▼

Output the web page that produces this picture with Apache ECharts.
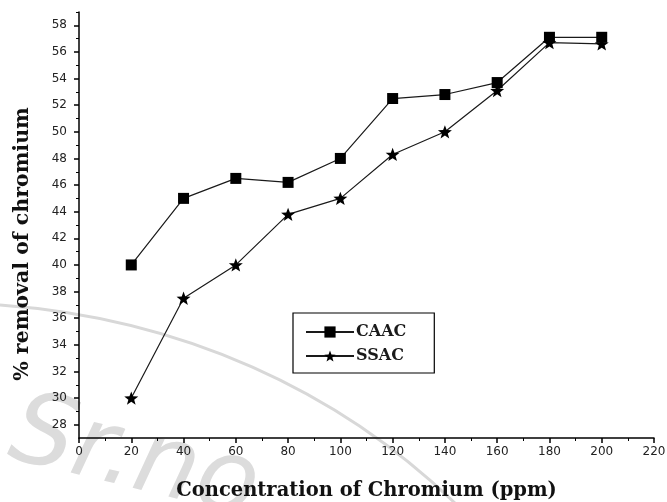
<!DOCTYPE html>
<html>

<head>
	<meta charset="utf-8" />
	<title>% removal of chromium</title>
	<script src="https://cdn.jsdelivr.net/npm/echarts@6/dist/echarts.min.js"></script>
	<style>
		* {
			margin: 0;
			padding: 0;
		}

		html,
		body {
			width: 100%;
			height: 100%;
			background: #fff;
		}

		#main {
			width: 667px;
			height: 502px;
		}
	</style>
</head>

<body>
	<div id="main"></div>
	<script>
		// 浓度 (ppm)
		var concentration = [20, 40, 60, 80, 100, 120, 140, 160, 180, 200];
		// 去除率 %
		var caac = [40, 45, 46.5, 46.2, 48, 52.5, 52.8, 53.7, 57.1, 57.1];
		var ssac = [30, 37.5, 40, 43.8, 45, 48.3, 50, 53.1, 56.7, 56.6];
		// 坐标轴刻度
		var yMajor = [28, 30, 32, 34, 36, 38, 40, 42, 44, 46, 48, 50, 52, 54, 56, 58];
		var yMinor = [29, 31, 33, 35, 37, 39, 41, 43, 45, 47, 49, 51, 53, 55, 57, 59];

		var star = 'path://M100,0 L124.5,66.3 L195.1,69.1 L139.6,113 L158.8,180.9 L100,141.5 L41.2,180.9 L60.4,113 L4.9,69.1 L75.5,66.3 Z';

		function pairs(xs, ys) {
			var out = [];
			for (var i = 0; i < xs.length; i++) {
				out.push([xs[i], ys[i]]);
			}
			return out;
		}

		var serif = 'DejaVu Serif';
		var tickFont = { color: '#222', fontSize: 12, fontFamily: 'DejaVu Sans' };

		var myChart = echarts.init(document.getElementById('main'));
		var option = {
			animation: false,
			backgroundColor: '#fff',
			grid: {
				left: 79,
				right: 13,
				top: 12,
				bottom: 64,
				outerBoundsMode: 'none'
			},
			// 水印 + 纵轴标题
			graphic: [{
				type: 'bezierCurve',
				z: 0,
				silent: true,
				shape: { x1: 0, y1: 305, cpx1: 180, cpy1: 318, cpx2: 340, cpy2: 390, x2: 460, y2: 508 },
				style: { stroke: '#d8d8d8', lineWidth: 3, fill: null }
			}, {
				type: 'text',
				z: 0,
				silent: true,
				x: 0,
				y: 480,
				rotation: -0.24,
				style: {
					text: 'Sr.no',
					fill: '#dcdcdc',
					font: 'italic 100px "DejaVu Sans"',
					textVerticalAlign: 'bottom'
				}
			}, {
				type: 'text',
				x: 23,
				y: 244,
				rotation: Math.PI / 2,
				style: {
					text: '% removal of chromium',
					fill: '#111',
					font: 'bold 20.5px "DejaVu Serif"',
					textAlign: 'center',
					textVerticalAlign: 'middle'
				}
			}],
			legend: {
				orient: 'vertical',
				left: 293,
				top: 313,
				padding: [11, 28, 9, 12],
				borderColor: '#000',
				borderWidth: 1.2,
				backgroundColor: '#fff',
				itemWidth: 48,
				itemHeight: 14,
				itemGap: 8,
				textStyle: {
					fontFamily: serif,
					fontWeight: 'bold',
					fontSize: 16,
					lineHeight: 16,
					color: '#1a1a1a',
					padding: [0, 0, 0, -3]
				},
				data: ['CAAC', 'SSAC']
			},
			xAxis: {
				type: 'value',
				min: 0,
				max: 220,
				interval: 20,
				name: 'Concentration of Chromium (ppm)',
				nameLocation: 'middle',
				nameGap: 43,
				nameTextStyle: {
					fontFamily: serif,
					fontWeight: 'bold',
					fontSize: 19.5,
					color: '#111'
				},
				axisLine: { lineStyle: { color: '#000', width: 1.5 } },
				axisTick: { length: 5, lineStyle: { color: '#000', width: 1.5 } },
				minorTick: { show: true, splitNumber: 2, length: 3, lineStyle: { color: '#000' } },
				axisLabel: Object.assign({ margin: 8 }, tickFont),
				splitLine: { show: false }
			},
			yAxis: [{
				type: 'value',
				position: 'left',
				min: 27,
				max: 59,
				axisLine: { show: true, lineStyle: { color: '#000', width: 1.5 } },
				axisTick: { show: true, length: 5, customValues: yMajor, lineStyle: { color: '#000', width: 1.5 } },
				axisLabel: Object.assign({ margin: 12, customValues: yMajor }, tickFont),
				splitLine: { show: false }
			}, {
				type: 'value',
				position: 'left',
				min: 27,
				max: 59,
				axisLine: { show: false },
				axisTick: { show: true, length: 3, customValues: yMinor, lineStyle: { color: '#000' } },
				axisLabel: { show: false },
				splitLine: { show: false }
			}],
			series: [{
				name: 'CAAC',
				type: 'line',
				yAxisIndex: 0,
				z: 3,
				data: pairs(concentration, caac),
				symbol: 'rect',
				symbolSize: 11,
				itemStyle: { color: '#000' },
				lineStyle: { color: '#1a1a1a', width: 1.2 }
			}, {
				name: 'SSAC',
				type: 'line',
				yAxisIndex: 0,
				z: 3,
				data: pairs(concentration, ssac),
				symbol: star,
				symbolKeepAspect: true,
				symbolSize: 14,
				itemStyle: { color: '#000' },
				lineStyle: { color: '#1a1a1a', width: 1.2 }
			}]
		};
		myChart.setOption(option);
	</script>
</body>

</html>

▲

AIM → Without including any pictures, print all of the material exactly as given.

EXERCISE ANSWER →
Output the web page that produces this picture with Apache ECharts.
<!DOCTYPE html>
<html>

<head>
	<meta charset="utf-8" />
	<title>% removal of chromium</title>
	<script src="https://cdn.jsdelivr.net/npm/echarts@6/dist/echarts.min.js"></script>
	<style>
		* {
			margin: 0;
			padding: 0;
		}

		html,
		body {
			width: 100%;
			height: 100%;
			background: #fff;
		}

		#main {
			width: 667px;
			height: 502px;
		}
	</style>
</head>

<body>
	<div id="main"></div>
	<script>
		// 浓度 (ppm)
		var concentration = [20, 40, 60, 80, 100, 120, 140, 160, 180, 200];
		// 去除率 %
		var caac = [40, 45, 46.5, 46.2, 48, 52.5, 52.8, 53.7, 57.1, 57.1];
		var ssac = [30, 37.5, 40, 43.8, 45, 48.3, 50, 53.1, 56.7, 56.6];
		// 坐标轴刻度
		var yMajor = [28, 30, 32, 34, 36, 38, 40, 42, 44, 46, 48, 50, 52, 54, 56, 58];
		var yMinor = [29, 31, 33, 35, 37, 39, 41, 43, 45, 47, 49, 51, 53, 55, 57, 59];

		var star = 'path://M100,0 L124.5,66.3 L195.1,69.1 L139.6,113 L158.8,180.9 L100,141.5 L41.2,180.9 L60.4,113 L4.9,69.1 L75.5,66.3 Z';

		function pairs(xs, ys) {
			var out = [];
			for (var i = 0; i < xs.length; i++) {
				out.push([xs[i], ys[i]]);
			}
			return out;
		}

		var serif = 'DejaVu Serif';
		var tickFont = { color: '#222', fontSize: 12, fontFamily: 'DejaVu Sans' };

		var myChart = echarts.init(document.getElementById('main'));
		var option = {
			animation: false,
			backgroundColor: '#fff',
			grid: {
				left: 79,
				right: 13,
				top: 12,
				bottom: 64,
				outerBoundsMode: 'none'
			},
			// 水印 + 纵轴标题
			graphic: [{
				type: 'bezierCurve',
				z: 0,
				silent: true,
				shape: { x1: 0, y1: 305, cpx1: 180, cpy1: 318, cpx2: 340, cpy2: 390, x2: 460, y2: 508 },
				style: { stroke: '#d8d8d8', lineWidth: 3, fill: null }
			}, {
				type: 'text',
				z: 0,
				silent: true,
				x: 0,
				y: 480,
				rotation: -0.24,
				style: {
					text: 'Sr.no',
					fill: '#dcdcdc',
					font: 'italic 100px "DejaVu Sans"',
					textVerticalAlign: 'bottom'
				}
			}, {
				type: 'text',
				x: 23,
				y: 244,
				rotation: Math.PI / 2,
				style: {
					text: '% removal of chromium',
					fill: '#111',
					font: 'bold 20.5px "DejaVu Serif"',
					textAlign: 'center',
					textVerticalAlign: 'middle'
				}
			}],
			legend: {
				orient: 'vertical',
				left: 293,
				top: 313,
				padding: [11, 28, 9, 12],
				borderColor: '#000',
				borderWidth: 1.2,
				backgroundColor: '#fff',
				itemWidth: 48,
				itemHeight: 14,
				itemGap: 8,
				textStyle: {
					fontFamily: serif,
					fontWeight: 'bold',
					fontSize: 16,
					lineHeight: 16,
					color: '#1a1a1a',
					padding: [0, 0, 0, -3]
				},
				data: ['CAAC', 'SSAC']
			},
			xAxis: {
				type: 'value',
				min: 0,
				max: 220,
				interval: 20,
				name: 'Concentration of Chromium (ppm)',
				nameLocation: 'middle',
				nameGap: 43,
				nameTextStyle: {
					fontFamily: serif,
					fontWeight: 'bold',
					fontSize: 19.5,
					color: '#111'
				},
				axisLine: { lineStyle: { color: '#000', width: 1.5 } },
				axisTick: { length: 5, lineStyle: { color: '#000', width: 1.5 } },
				minorTick: { show: true, splitNumber: 2, length: 3, lineStyle: { color: '#000' } },
				axisLabel: Object.assign({ margin: 8 }, tickFont),
				splitLine: { show: false }
			},
			yAxis: [{
				type: 'value',
				position: 'left',
				min: 27,
				max: 59,
				axisLine: { show: true, lineStyle: { color: '#000', width: 1.5 } },
				axisTick: { show: true, length: 5, customValues: yMajor, lineStyle: { color: '#000', width: 1.5 } },
				axisLabel: Object.assign({ margin: 12, customValues: yMajor }, tickFont),
				splitLine: { show: false }
			}, {
				type: 'value',
				position: 'left',
				min: 27,
				max: 59,
				axisLine: { show: false },
				axisTick: { show: true, length: 3, customValues: yMinor, lineStyle: { color: '#000' } },
				axisLabel: { show: false },
				splitLine: { show: false }
			}],
			series: [{
				name: 'CAAC',
				type: 'line',
				yAxisIndex: 0,
				z: 3,
				data: pairs(concentration, caac),
				symbol: 'rect',
				symbolSize: 11,
				itemStyle: { color: '#000' },
				lineStyle: { color: '#1a1a1a', width: 1.2 }
			}, {
				name: 'SSAC',
				type: 'line',
				yAxisIndex: 0,
				z: 3,
				data: pairs(concentration, ssac),
				symbol: star,
				symbolKeepAspect: true,
				symbolSize: 14,
				itemStyle: { color: '#000' },
				lineStyle: { color: '#1a1a1a', width: 1.2 }
			}]
		};
		myChart.setOption(option);
	</script>
</body>

</html>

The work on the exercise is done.